→ **Direction**: Output the lines exactly, from the one where "Clone this chart" appears through the one where "import * as" appears. Images are left out.

>> START Material for this task

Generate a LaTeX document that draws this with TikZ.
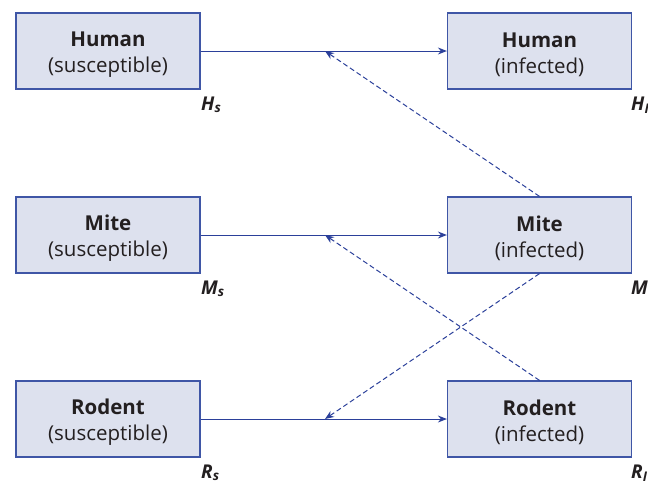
\documentclass[tikz,border=0pt]{standalone}
\usepackage{fontspec}
\setmainfont{Open Sans}
\usetikzlibrary{arrows.meta}
\definecolor{boxfill}{HTML}{DDE1EE}
\definecolor{boxline}{HTML}{3F56A6}
\definecolor{arrowc}{HTML}{2B409A}
\definecolor{txt}{HTML}{231F20}
\newcommand{\toppad}{\rule{0pt}{21.5pt}}
\begin{document}
\begin{tikzpicture}[x=1pt,y=-1pt,
  statebox/.style={draw=boxline,line width=1.2pt,fill=boxfill,minimum width=184pt,minimum height=76pt,inner sep=0pt,align=center,text=txt,font=\fontsize{20.5}{26}\selectfont},
  flow/.style={draw=arrowc,line width=1pt,-{Stealth[length=9pt,width=7pt]}},
  infect/.style={draw=arrowc,line width=1pt,dashed,dash pattern=on 5pt off 3pt,-{Stealth[length=9pt,width=7pt]}},
  varlab/.style={text=txt,font=\fontsize{19}{22}\selectfont\bfseries\itshape,anchor=base west,inner sep=0pt}]
\useasboundingbox (0,0) rectangle (648,480);
\node[statebox] (hs) at (108,51) {\toppad\textbf{Human}\\(susceptible)};
\node[statebox] (hi) at (539.5,51) {\toppad\textbf{Human}\\(infected)};
\node[statebox] (ms) at (108,235) {\toppad\textbf{Mite}\\(susceptible)};
\node[statebox] (mi) at (539.5,235) {\toppad\textbf{Mite}\\(infected)};
\node[statebox] (rs) at (108,419) {\toppad\textbf{Rodent}\\(susceptible)};
\node[statebox] (ri) at (539.5,419) {\toppad\textbf{Rodent}\\(infected)};
\draw[flow] (hs.east) -- (hi.west);
\draw[flow] (ms.east) -- (mi.west);
\draw[flow] (rs.east) -- (ri.west);
\coordinate (ht) at (325,51);
\coordinate (mt) at (325,235);
\coordinate (rt) at (325,419);
\draw[infect] (mi.north) -- (ht);
\draw[infect] (ri.north) -- (mt);
\draw[infect] (mi.south) -- (rt);
\node[varlab] (lhs) at (201,110) {H\textsubscript{s}};
\node[varlab] (lhi) at (631,110) {H\textsubscript{I}};
\node[varlab] (lms) at (201,294) {M\textsubscript{s}};
\node[varlab] (lmi) at (631,294) {M\textsubscript{I}};
\node[varlab] (lrs) at (201,478) {R\textsubscript{s}};
\node[varlab] (lri) at (631,478) {R\textsubscript{I}};
\end{tikzpicture}
\end{document}
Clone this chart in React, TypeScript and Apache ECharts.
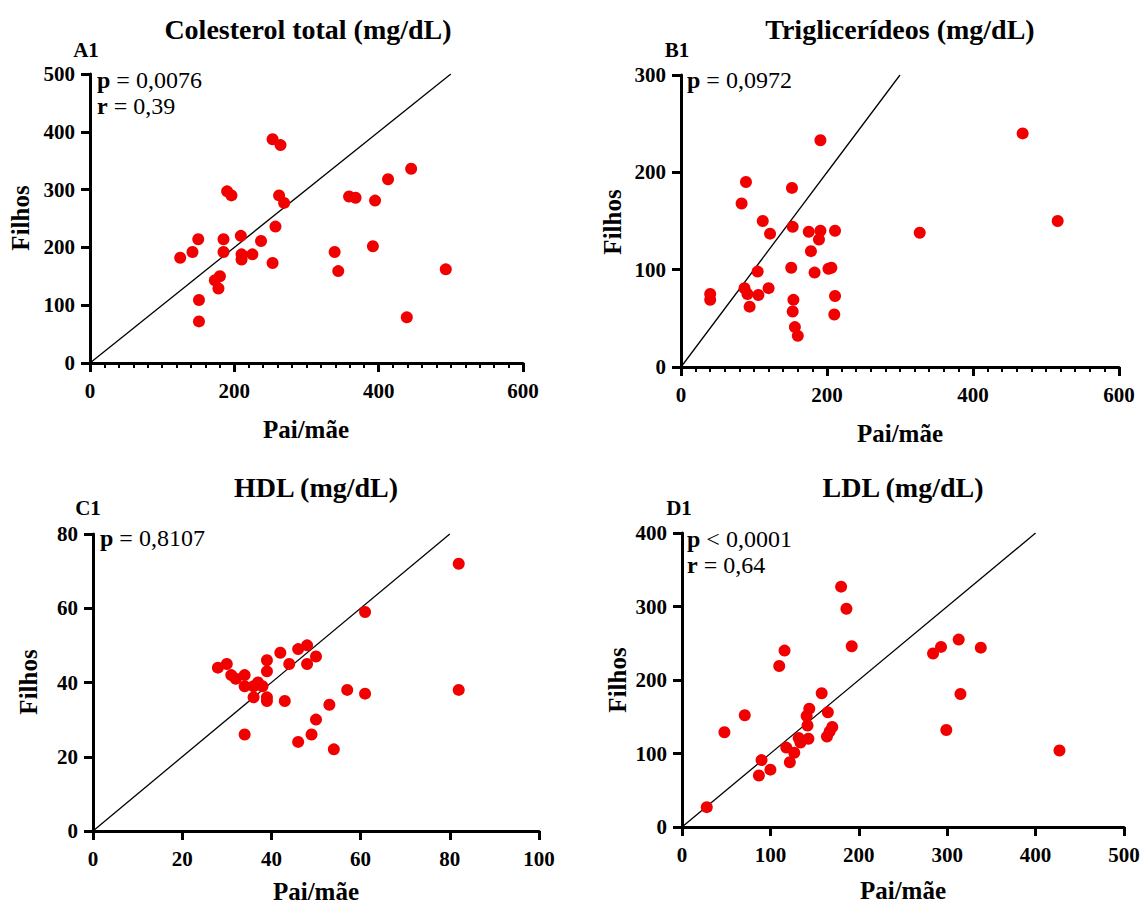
import React, { useEffect, useRef } from "react";
import * as echarts from "echarts";

// Panel A: Colesterol total
const aPai = [125, 142, 150, 151, 151, 173, 180, 178, 185, 185, 190, 196, 209, 210, 210, 225, 237, 253, 257, 253, 264, 262, 269, 339, 344, 359, 368, 395, 392, 413, 445, 439, 493];
const aFilhos = [182, 192, 214, 109, 72, 143, 150, 129, 214, 192, 297, 290, 220, 188, 179, 188, 211, 173, 236, 387, 377, 290, 277, 192, 159, 288, 286, 281, 202, 318, 336, 79, 162];
// Panel B: Triglicerídeos
const bPai = [40, 40, 83, 89, 87, 91, 94, 105, 106, 112, 120, 122, 152, 153, 151, 154, 153, 156, 160, 175, 191, 189, 191, 178, 183, 202, 206, 211, 211, 210, 327, 468, 516];
const bFilhos = [75, 69, 168, 190, 81, 75, 62, 98, 74, 150, 81, 137, 184, 144, 102, 69, 57, 41, 32, 139, 140, 131, 233, 119, 97, 101, 102, 140, 73, 54, 138, 240, 150];
// Panel C: HDL
const cPai = [28, 30, 31, 32, 34, 34, 34, 36, 36, 37, 38, 39, 39, 39, 39, 42, 43, 44, 46, 48, 48, 50, 50, 46, 49, 53, 54, 57, 61, 61, 82, 82];
const cFilhos = [44, 45, 42, 41, 42, 39, 26, 36, 39, 40, 39, 46, 43, 36, 35, 48, 35, 45, 49, 50, 45, 47, 30, 24, 26, 34, 22, 38, 59, 37, 72, 38];
// Panel D: LDL
const dPai = [28, 48, 71, 87, 90, 100, 110, 116, 118, 122, 127, 132, 134, 143, 142, 141, 144, 158, 165, 164, 167, 170, 180, 186, 192, 284, 293, 299, 313, 315, 338, 427];
const dFilhos = [27, 129, 152, 70, 91, 78, 219, 240, 108, 88, 101, 121, 115, 120, 138, 151, 161, 182, 156, 123, 130, 136, 327, 297, 246, 236, 245, 132, 255, 181, 244, 104];

const titles = ["Colesterol total (mg/dL)", "Triglicerídeos (mg/dL)", "HDL (mg/dL)", "LDL (mg/dL)"];
const panelLabels = ["A1", "B1", "C1", "D1"];
const xName = "Pai/mãe";
const yName = "Filhos";
const xMax = [600, 600, 100, 500];
const xInterval = [200, 200, 20, 100];
const yMax = [500, 300, 80, 400];
const yInterval = [100, 100, 20, 100];
const lineEnd = [500, 300, 80, 400];
const minorX = [true, true, false, false];
const annotations = [
  ["{b|p} = 0,0076", "{b|r} = 0,39"],
  ["{b|p} = 0,0972"],
  ["{b|p} = 0,8107"],
  ["{b|p} < 0,0001", "{b|r} = 0,64"],
];

const FONT = "'Liberation Serif', 'Times New Roman', serif";
const RED = "#f20000";

const grids = [
  { left: 90, top: 74, width: 433, height: 289 },
  { left: 681, top: 75, width: 438, height: 292 },
  { left: 93, top: 534, width: 446, height: 297 },
  { left: 682, top: 533, width: 442, height: 294 },
];
const titlePos = [[308, 29], [900, 29], [316, 487], [903, 487]];
const panelPos = [[86, 50], [677, 50], [88, 508], [679, 508]];
const xNamePos = [[306, 429], [900, 433], [316, 891], [903, 890]];
const yNamePos = [[20, 218], [612, 222], [28, 682], [617, 680]];
const annPos = [[97, 80], [687, 80], [100, 538], [687, 539]];

export default function App() {
  const ref = useRef<HTMLDivElement>(null);
  useEffect(() => {
    if (!ref.current) return;
    const chart = echarts.init(ref.current, undefined, { renderer: "svg" });
    const xs = [aPai, bPai, cPai, dPai];
    const ys = [aFilhos, bFilhos, cFilhos, dFilhos];

    const xAxis = grids.map((_, i) => ({
      type: "value",
      gridIndex: i,
      min: 0,
      max: xMax[i],
      interval: xInterval[i],
      splitLine: { show: false },
      axisLine: { show: true, lineStyle: { color: "#000", width: 3 } },
      axisTick: { show: true, length: 9, lineStyle: { color: "#000", width: 3 } },
      minorTick: { show: minorX[i], splitNumber: 10, length: 5, lineStyle: { color: "#000", width: 2 } },
      minorSplitLine: { show: false },
      axisLabel: { color: "#000", fontFamily: FONT, fontWeight: "bold", fontSize: 21, margin: 17 },
    }));
    const yAxis = grids.map((_, i) => ({
      type: "value",
      gridIndex: i,
      min: 0,
      max: yMax[i],
      interval: yInterval[i],
      splitLine: { show: false },
      axisLine: { show: true, lineStyle: { color: "#000", width: 3 } },
      axisTick: { show: true, length: 9, lineStyle: { color: "#000", width: 3 } },
      axisLabel: { color: "#000", fontFamily: FONT, fontWeight: "bold", fontSize: 21, margin: 15 },
    }));

    const series: any[] = [];
    grids.forEach((_, i) => {
      series.push({
        type: "line",
        xAxisIndex: i,
        yAxisIndex: i,
        data: [[0, 0], [lineEnd[i], lineEnd[i]]],
        symbol: "none",
        silent: true,
        lineStyle: { color: "#000", width: 1.3 },
        z: 2,
      });
      series.push({
        type: "scatter",
        xAxisIndex: i,
        yAxisIndex: i,
        data: xs[i].map((v, k) => [v, ys[i][k]]),
        symbol: "circle",
        symbolSize: 12,
        itemStyle: { color: RED, opacity: 1 },
        z: 3,
      });
    });

    const graphic: any[] = [];
    grids.forEach((_, i) => {
      graphic.push({
        type: "text",
        x: titlePos[i][0],
        y: titlePos[i][1],
        style: { text: titles[i], fill: "#000", fontFamily: FONT, fontWeight: "bold", fontSize: 28, textAlign: "center", textVerticalAlign: "middle" },
      });
      graphic.push({
        type: "text",
        x: panelPos[i][0],
        y: panelPos[i][1],
        style: { text: panelLabels[i], fill: "#000", fontFamily: FONT, fontWeight: "bold", fontSize: 21, textAlign: "center", textVerticalAlign: "middle" },
      });
      graphic.push({
        type: "text",
        x: xNamePos[i][0],
        y: xNamePos[i][1],
        style: { text: xName, fill: "#000", fontFamily: FONT, fontWeight: "bold", fontSize: 25, textAlign: "center", textVerticalAlign: "middle" },
      });
      graphic.push({
        type: "text",
        x: yNamePos[i][0],
        y: yNamePos[i][1],
        rotation: Math.PI / 2,
        style: { text: yName, fill: "#000", fontFamily: FONT, fontWeight: "bold", fontSize: 25, textAlign: "center", textVerticalAlign: "middle" },
      });
      annotations[i].forEach((t, k) => {
        graphic.push({
          type: "text",
          x: annPos[i][0],
          y: annPos[i][1] + k * 26,
          style: {
            text: t,
            fill: "#000",
            fontFamily: FONT,
            fontSize: 24,
            textAlign: "left",
            textVerticalAlign: "middle",
            rich: { b: { fontFamily: FONT, fontWeight: "bold", fontSize: 24, fill: "#000" } },
          },
        });
      });
    });

    chart.setOption({
      animation: false,
      backgroundColor: "#fff",
      grid: grids.map((g) => ({ ...g, containLabel: false })),
      xAxis,
      yAxis,
      series,
      graphic,
    });
    return () => chart.dispose();
  }, []);
  return <div ref={ref} style={{ position: "absolute", left: 0, top: 0, width: 1145, height: 905 }} />;
}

>> END Material for this task

→ **Correct output**:
Clone this chart in React, TypeScript and Apache ECharts.
import React, { useEffect, useRef } from "react";
import * as echarts from "echarts";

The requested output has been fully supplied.